L'objectif de Geoff Molson à la suite de l'embauche de Bergevin était justement d'obtenir une stabilité comme on en voit au sein d'organisations rivales qui connaissent du succès. Inutile de préciser qu'on aurait mal compris le remplacement de Therrien si le tapis lui était glissé sous les pieds au cours des dernières semaines.

Parlant de gardien gagnant…

Quand il est question du rôle crucial qu'un gardien peut jouer dans la carrière d'un entraîneur, on pense tout de suite aux exploits de Martin Brodeur qui a été honoré comme il se doit par les Devils du New Jersey, lundi et mardi, à l'occasion du retrait de son chandail et du dévoilement d'un monument devant le domicile de l'équipe.

Brodeur, qui détient quelques-uns des records les plus prestigieux du hockey, a aidé Jacques Lemaire, Larry Robinson et Pat Burns à mériter l'unique coupe Stanley de leur carrière d'entraîneur. Même si les Devils possédaient une équipe talentueuse, Brodeur a eu un impact certain sur ces trois hommes.

En quatre saisons derrière le banc des Kings de Los Angeles, Robinson avait été exclu des séries trois fois et avait perdu en première ronde à l'autre occasion avant de se présenter au New Jersey et de gagner immédiatement la coupe en relève à Robbie Ftorek.

Lemaire est l'un des entraîneurs les plus compétents que la Ligue nationale ait connus, mais il n'avait pas gagné le gros trophée avant d'être associé à Brodeur.

Finalement, Burns avait déjà gagné trois trophées Jack-Adams sans avoir gagné la coupe avant de couronner sa très belle carrière par cet exploit chez les Devils.

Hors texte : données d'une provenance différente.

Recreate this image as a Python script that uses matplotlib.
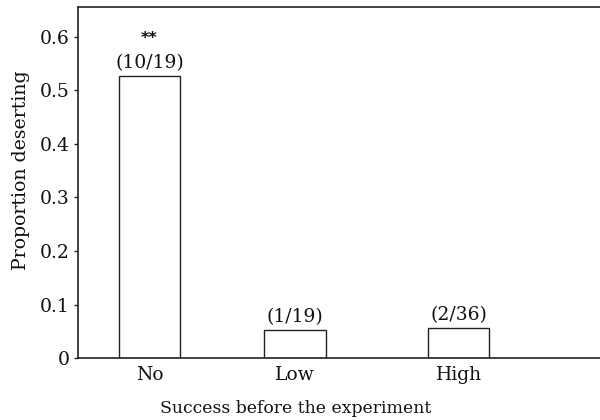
import matplotlib
matplotlib.use("Agg")
import matplotlib.pyplot as plt

categories = ["No", "Low", "High"]
deserted = [10, 1, 2]
totals = [19, 19, 36]
proportions = [d / t for d, t in zip(deserted, totals)]
count_labels = [f"({d}/{t})" for d, t in zip(deserted, totals)]
significance = ["**", "", ""]
yticks = [0, 0.1, 0.2, 0.3, 0.4, 0.5, 0.6]
ytick_labels = ["0", "0.1", "0.2", "0.3", "0.4", "0.5", "0.6"]

positions = [0, 1, 2.124]

plt.rcParams['font.family'] = ['DejaVu Serif']
fig = plt.figure(figsize=(6, 4.2), dpi=100)
ax = fig.add_axes([0.13, 0.1476, 0.87, 0.8357])

ec = "#222222"
tc = "#111111"
ax.bar(positions, proportions, width=0.42, color="white", edgecolor=ec, linewidth=1.0)

for x, p, lab, sig in zip(positions, proportions, count_labels, significance):
    ax.annotate(lab, (x, p), xytext=(0, 3), textcoords="offset points",
                ha="center", va="bottom", fontsize=13.5, color=tc)
    if sig:
        ax.annotate(sig, (x, p), xytext=(0, 22), textcoords="offset points",
                    ha="center", va="bottom", fontsize=11.5, color=tc,
                    fontfamily="DejaVu Sans", fontweight="bold")

ax.set_xlim(-0.491, 3.096)
ax.set_ylim(0, 0.656)
ax.set_xticks(positions)
ax.set_xticklabels(categories, fontsize=13.5, color=tc)
ax.set_yticks(yticks)
ax.set_yticklabels(ytick_labels, fontsize=13.5, color=tc)
ax.tick_params(axis='y', direction='out', length=3, width=1, color=ec, pad=3)
ax.tick_params(axis='x', length=0, pad=6)

for s in ["left", "bottom", "top"]:
    ax.spines[s].set_color(ec)
    ax.spines[s].set_linewidth(1.2)
ax.spines["right"].set_visible(False)

ax.set_ylabel("Proportion deserting", fontsize=13.6, color=tc)
ax.set_xlabel("Success before the experiment", fontsize=12.4, color=tc)
ax.xaxis.set_label_coords(0.416, -0.12)
ax.yaxis.set_label_coords(-0.092, 0.536)

fig.savefig("out.png", dpi=100)
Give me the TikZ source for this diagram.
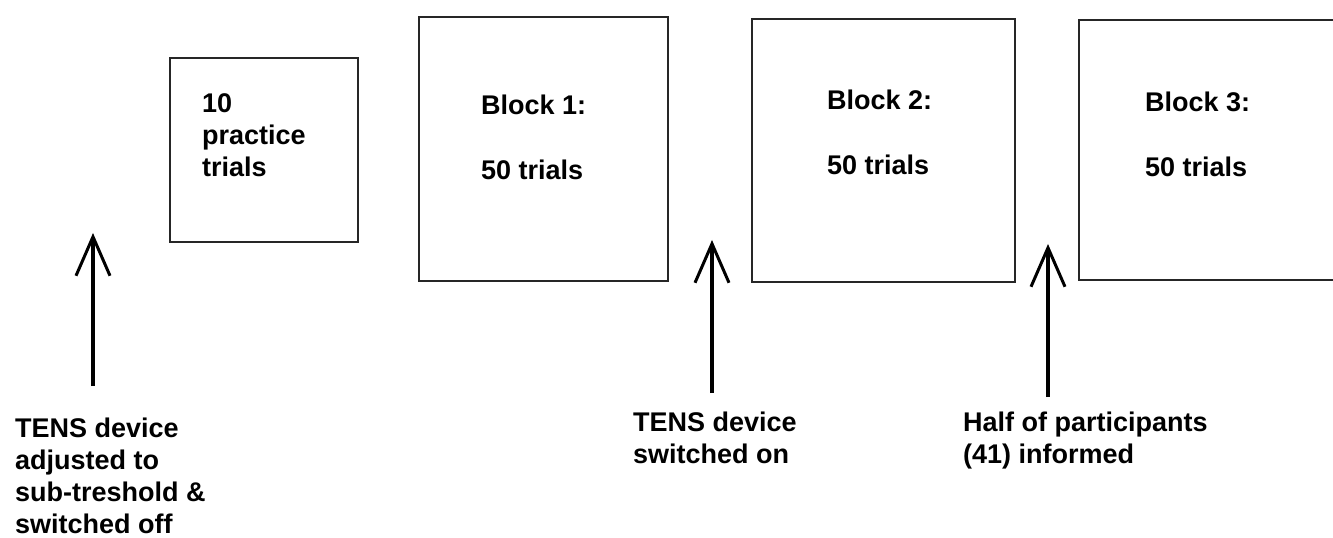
\documentclass[tikz,border=0pt]{standalone}
\usepackage{fontspec}
\setmainfont{Liberation Sans}
\usetikzlibrary{arrows.meta}
\tikzset{
  box/.style={draw=black!85, line width=2bp, inner sep=0pt},
  lbl/.style={font=\bfseries\fontsize{27bp}{32bp}\selectfont, align=left, inner sep=0pt, anchor=base west},
  up/.style={line width=3.5bp, -{Straight Barb[length=39bp,width=34bp,line width=3bp]}},
}
\begin{document}
\begin{tikzpicture}[x=1bp,y=-1bp]
\path[use as bounding box, clip] (0,0) rectangle (1333,538);
\fill[white] (0,0) rectangle (1333,538);
% boxes
\node[box, minimum width=188bp, minimum height=184bp, anchor=north west] (p) at (169,57) {};
\node[box, minimum width=249bp, minimum height=264bp, anchor=north west] (b1) at (418,16) {};
\node[box, minimum width=263bp, minimum height=263bp, anchor=north west] (b2) at (751,18) {};
\node[box, minimum width=300bp, minimum height=260bp, anchor=north west] (b3) at (1078,19) {};
% box texts (base anchor of a multi-line node = last line's baseline)
\node[lbl] (pt) at (202,177) {10\\practice\\trials};
\node[lbl] (b1a) at (481,115) {Block 1:};
\node[lbl] (b1b) at (481,180) {50 trials};
\node[lbl] (b2a) at (827,110) {Block 2:};
\node[lbl] (b2b) at (827,175) {50 trials};
\node[lbl] (b3a) at (1145,112) {Block 3:};
\node[lbl] (b3b) at (1145,177) {50 trials};
% bottom labels
\node[lbl] (l1) at (15,533) {TENS device\\adjusted to\\sub-treshold \&\\switched off};
\node[lbl] (l2) at (633,463) {TENS device\\switched on};
\node[lbl] (l3) at (963,463) {Half of participants\\(41) informed};
% arrows
\coordinate (a1s) at (93,386);
\coordinate (a1e) at (93,233);
\coordinate (a2s) at (712,393);
\coordinate (a2e) at (712,240);
\coordinate (a3s) at (1048,397);
\coordinate (a3e) at (1048,244);
\draw[up] (a1s) -- (a1e);
\draw[up] (a2s) -- (a2e);
\draw[up] (a3s) -- (a3e);
\end{tikzpicture}
\end{document}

Ce ne sont pas de minces accomplissements si on considère que Lemaire a éliminé Scotty Bowman en finale, que Robinson en a fait autant avec Ken Hitchcock et que Burns a battu l'équipe de Mike Babcock.

Dure épreuve pour Rogatien Vachon

Rogatien Vachon et sa familleLe gardien de but Rogatien Vachon, qui a remporté trois coupes Stanley avec le Canadien, est un charmant bonhomme qui a conservé plusieurs amis à Montréal après avoir été échangé aux Kings de Los Angeles. Rogie, comme on l'appelait familièrement, traverse un dur moment après avoir perdu son épouse des 44 dernières années des suites d'un cancer au cerveau. Elle était trois fois grand-mère.

Il avait fait la connaissance de Nicole Blanchard durant son stage avec le Canadien. Le couple avait trois enfants, un fils, Nicolas, et deux filles, Jade, adoptée au Vietnam, et Marie-Joie, adoptée en Corée du Sud.

Les Vachon formaient un clan très uni. À Rogatien et à ses enfants, nous offrons nos plus vives sympathies.